1 Peter 1:17-25 – God turns us to him so we can hear his offer of grace and salvation in the Son of God through God the Holy Spirit. And in faith we can call upon God the Father knowing He hears us and we are never out of his eye. But He has saved us not just from something – sin and corruption and death, but for something – holiness. The life of faith is the growing up into the holiness. But that honor – to grow in holiness – was bought with a terrible price. With the very blood of the incarnate Son of God. It is his sacrifice that makes our holiness possible, that wins our forgiveness and freedom from death and Satan. Our lives should be lived out in this reality, which should in turn guard us against the desire to live sinfully as we once did or might be inclined to were we not followers of Christ.
Luke 24:13-35 – For such a well-known story, there is difficulty in knowing where exactly the village of Emmaus was or is. The traditional place – renamed Nicopolis during the Byzantine Empire and afterwards renamed an Arabic variant (‘Imwas) of the name Emmaus – is much farther away than Luke states. Luke states it as being 60 stadia away from Jerusalem, or about seven miles. Emmaus-Nicopolis however is roughly 19 miles away, and it would have been a very difficult thing for the two men Jesus accompanied on the road to accomplish the return trip the same evening.
Another possible site is 30 stadia from Jerusalem rather than 60, and is recorded by Josephus as a place given to Roman military veterans after retirement. The distance is not right, but one explanation could be that Luke’s distance refers to the total round trip distance covered by the two men rather than the one way distance. The Roman road leading west from Jerusalem to two different Emmaus’ is still visible today though it has fallen into disrepair.

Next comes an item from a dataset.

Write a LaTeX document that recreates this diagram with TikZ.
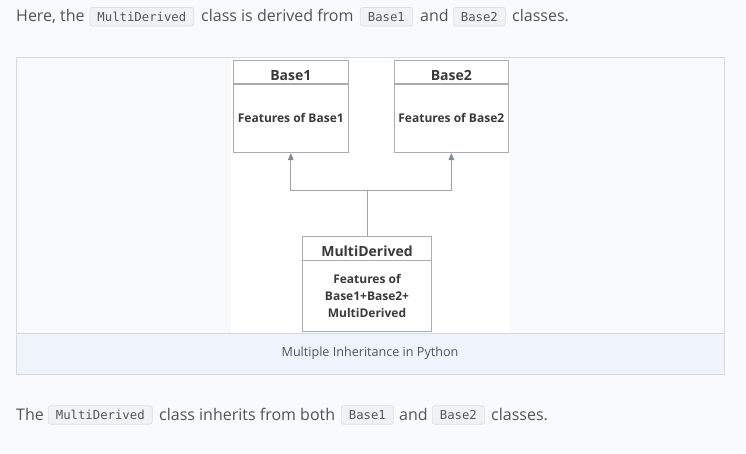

Many people hear this story and want to know how it was the two men did not recognize Jesus sooner. Luke simply states that their eyes were kept from recognizing him. The Greek is more forceful – their eyes were held back or restrained from recognizing him. It wasn’t that Jesus was not recognizable but they were deliberately prevented from recognizing him, presumably a work of God the Holy Spirit. But why?
The passage we read in John last week about Doubting Thomas emphasizes Jesus’ physicality. He was not a spirit or a vision or a hallucination but an actual physical person they could touch. Likewise, Jesus travels a good distance with the two men. Nothing in his manner suggested to them He was anything but a human being – physical. Kicking up dirt and dust as they walked, gesturing, perspiring. All very physical. It is only when He breaks bread they realize who He is – their eyes are freed to see him for who He is, and of course this is how Jesus is best and most fully known – in his sacrificing of his body for you and I, his body broken by death on the cross for you and I, a sacrifice and brokenness embodied in the Sacrament of Holy Communion as instituted by Jesus on the night of his betrayal.
Literally as the two men see Jesus breaking the bread they are freed to see him for who and what He truly is, the one who was sacrificed and broken but now lives. Not as a ghost or a spirit or a wishful imagining but as an actual resurrected person.
So it is for you and I. Jesus is not just an idea or a concept for us to intellectually evaluate and critique. He is an actual person of flesh and blood that we are invited into a relationship with. A person we can only know best in terms of what He has done for us in giving his life and taking it back up again.